What the calculator is doing internally

This calculator follows a workflow similar to a Python utility script:

  1. Parse the actual and predicted sequences into numeric arrays.
  2. Check that both arrays have equal length.
  3. Compute point-level signed, absolute, and squared errors.
  4. Calculate MAE, MSE, RMSE, MAPE, and bias.
  5. Display formatted metrics and a chart for quick interpretation.

The chart is especially valuable because summary statistics can be misleading on their own. Two models may have the same RMSE but very different distributions of errors. One may fail badly only once; another may drift consistently over time.
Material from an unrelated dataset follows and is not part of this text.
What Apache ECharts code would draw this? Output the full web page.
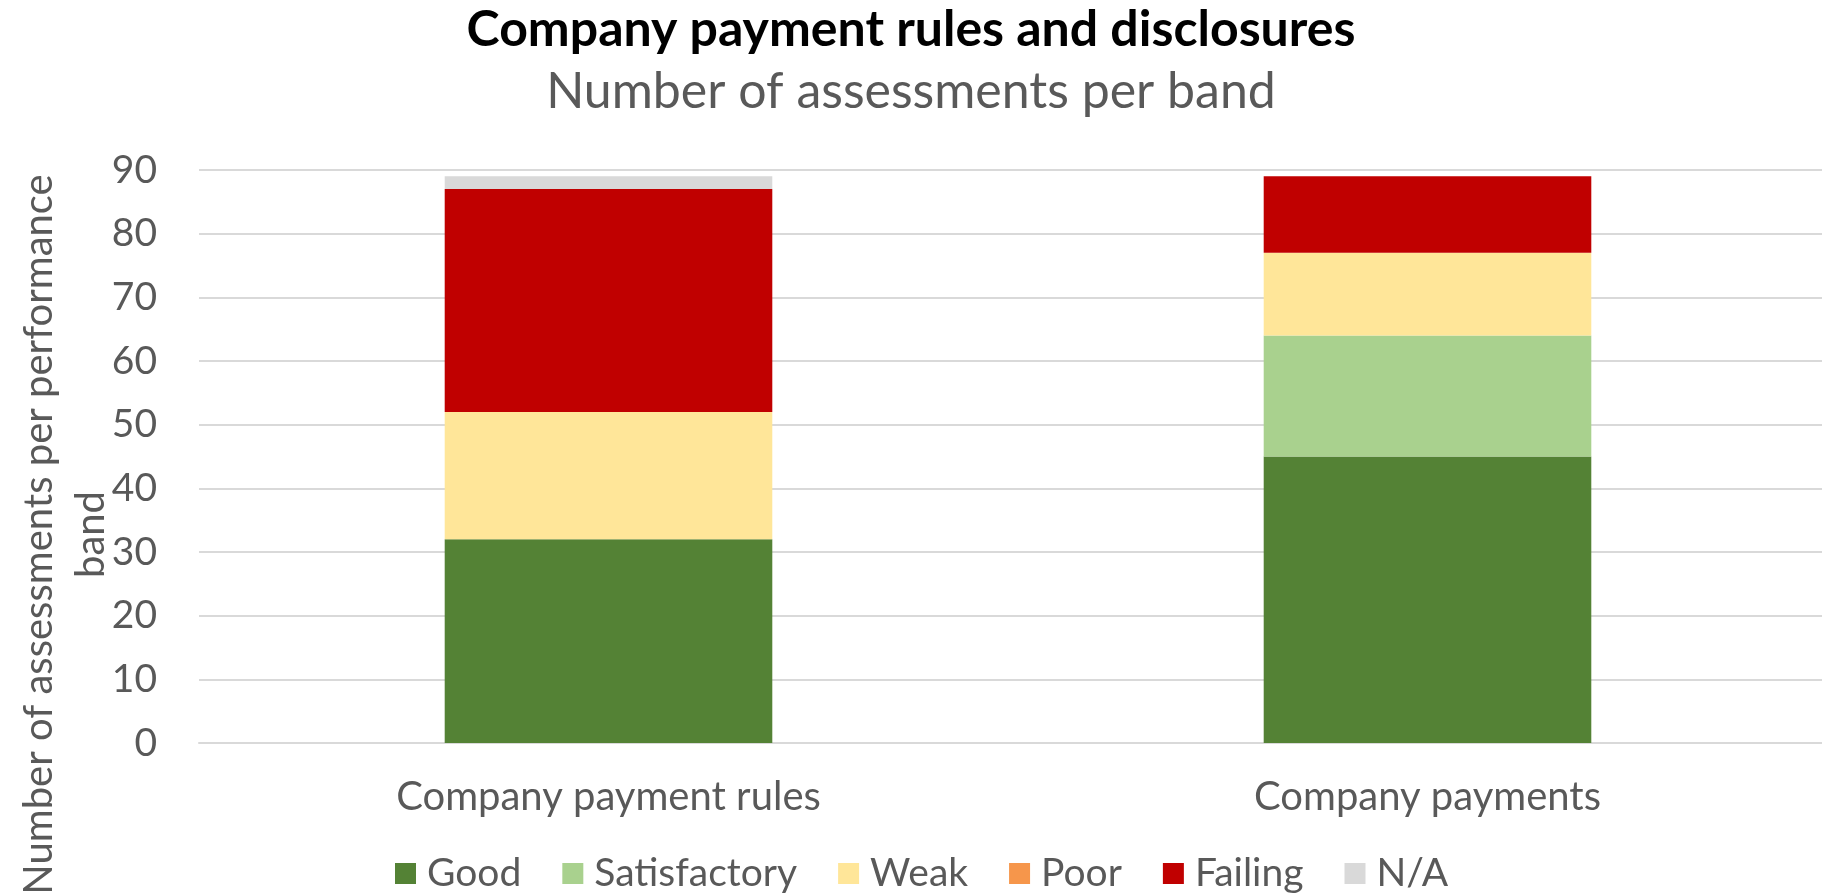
<!DOCTYPE html>
<html>
<head>
<meta charset="utf-8">
<title>Company payment rules and disclosures</title>
<script src="https://cdn.jsdelivr.net/npm/echarts@6/dist/echarts.min.js"></script>
<style>
  html, body { margin: 0; padding: 0; background: #ffffff; }
  #chart { width: 1822px; height: 895px; }
</style>
</head>
<body>
<div id="chart"></div>
<script>
// Assessment categories (x axis)
const categories = ['Company payment rules', 'Company payments'];

// Number of assessments in each performance band, per category
const good          = [32, 45];
const satisfactory  = [0, 19];
const weak          = [20, 13];
const poor          = [0, 0];
const failing       = [35, 12];
const notApplicable = [2, 0];

// Y axis ticks
const yMin = 0;
const yMax = 90;
const yStep = 10;

const bandNames  = ['Good', 'Satisfactory', 'Weak', 'Poor', 'Failing', 'N/A'];
const bandValues = [good, satisfactory, weak, poor, failing, notApplicable];
const bandColors = ['#548235', '#A9D18E', '#FFE699', '#F6964B', '#C00000', '#D9D9D9'];

const FONT = 'Lato, "Open Sans", sans-serif';
const GREY = '#595959';

const chart = echarts.init(document.getElementById('chart'), null, { renderer: 'canvas' });

chart.setOption({
  backgroundColor: '#ffffff',
  animation: false,
  title: {
    text: 'Company payment rules and disclosures',
    subtext: 'Number of assessments per band',
    left: 'center',
    top: 0,
    itemGap: 12,
    textStyle: { fontFamily: FONT, fontSize: 50, fontWeight: 'bold', color: '#000000' },
    subtextStyle: { fontFamily: FONT, fontSize: 50, color: GREY }
  },
  legend: {
    data: bandNames,
    left: 395,
    top: 854,
    padding: 0,
    icon: 'rect',
    itemWidth: 21,
    itemHeight: 21,
    itemGap: 41,
    textStyle: { fontFamily: FONT, fontSize: 39, color: GREY, padding: [0, 0, 0, 6] }
  },
  grid: {
    left: 199,
    right: -15,
    top: 170,
    bottom: 152,
    outerBoundsMode: 'none',
    containLabel: false
  },
  xAxis: {
    type: 'category',
    data: categories,
    axisLine: { show: true, lineStyle: { color: '#D9D9D9', width: 2 } },
    axisTick: { show: false },
    axisLabel: { fontFamily: FONT, fontSize: 40, color: GREY, margin: 34 }
  },
  yAxis: {
    type: 'value',
    min: yMin,
    max: yMax,
    interval: yStep,
    name: 'Number of assessments per performance\nband',
    nameLocation: 'middle',
    nameRotate: 90,
    nameGap: 82,
    nameMoveOverlap: false,
    nameTextStyle: {
      fontFamily: FONT, fontSize: 40, color: GREY, lineHeight: 52,
      padding: [0, 156, 0, 0]
    },
    axisLine: { show: false },
    axisTick: { show: false },
    axisLabel: { fontFamily: FONT, fontSize: 39, color: GREY, margin: 42 },
    splitLine: { show: true, lineStyle: { color: '#D9D9D9', width: 2 } }
  },
  series: bandNames.map((name, i) => ({
    name: name,
    type: 'bar',
    stack: 'bands',
    barWidth: '40%',
    itemStyle: { color: bandColors[i] },
    data: bandValues[i]
  }))
});
</script>
</body>
</html>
Looking at point-by-point error helps expose those differences immediately.

Best practices for accurate Python error calculation

  • Validate input length. Actual and predicted arrays must match pair by pair.
  • Watch for zeros before using MAPE. Division by zero makes percentage error unstable or undefined.
  • Use consistent sign convention. Bias interpretation depends on whether you use predicted minus actual or the reverse.
  • Inspect outliers separately. RMSE can be dominated by a small number of very large misses.
  • Use appropriate numeric types. For financial or exact decimal applications, consider Python’s decimal module.
  • Visualize residuals. Histograms, scatter plots, and time plots often reveal model issues not visible in a single metric.
  • Document assumptions. Teams often calculate “error” differently, so reproducibility depends on clear definitions.

Frequent mistakes developers make

A common mistake is using MAPE on data that contains zeros or very small actual values. This can create huge or undefined percentages and make an otherwise reasonable model look terrible. Another issue is comparing MAE from one dataset to RMSE from another and treating them as equivalent. They are not. Developers also sometimes forget that MSE is in squared units, which makes it harder to interpret directly for business users.

Another subtle problem is numerical precision. Python floats are usually sufficient for analytics, but if you are working with iterative methods, scientific simulations, or large-scale aggregation, tiny rounding effects can accumulate. That is why numerical analysts often compare results using tolerances rather than direct equality. In Python, functions such as approximate comparisons are often better than expecting two floating-point results to match exactly.

Authoritative references for deeper study

If you want reliable background on uncertainty, numerical precision, and statistical interpretation, these sources are worth reading:

When to use this calculator

This page is useful if you need a quick browser-based way to evaluate a Python-style prediction task without opening a notebook. It is ideal for checking a regression model, validating a forecast export, comparing two manual data series, or teaching error metrics to students and junior analysts. Because it displays both numerical results and a chart, it works well for presentations, QA reviews, and exploratory analysis.

Final takeaway

Python error calculation is not just about subtracting one number from another. It is about choosing the right metric for the decision you need to make. MAE gives a clear average miss, MSE and RMSE emphasize large failures, MAPE expresses relative performance, and bias shows directionality. Add visualization and sound statistical judgment, and error analysis becomes one of the most valuable tools in your Python workflow. Use the calculator above to test data quickly, then carry those same formulas and habits into your Python code for more rigorous analysis.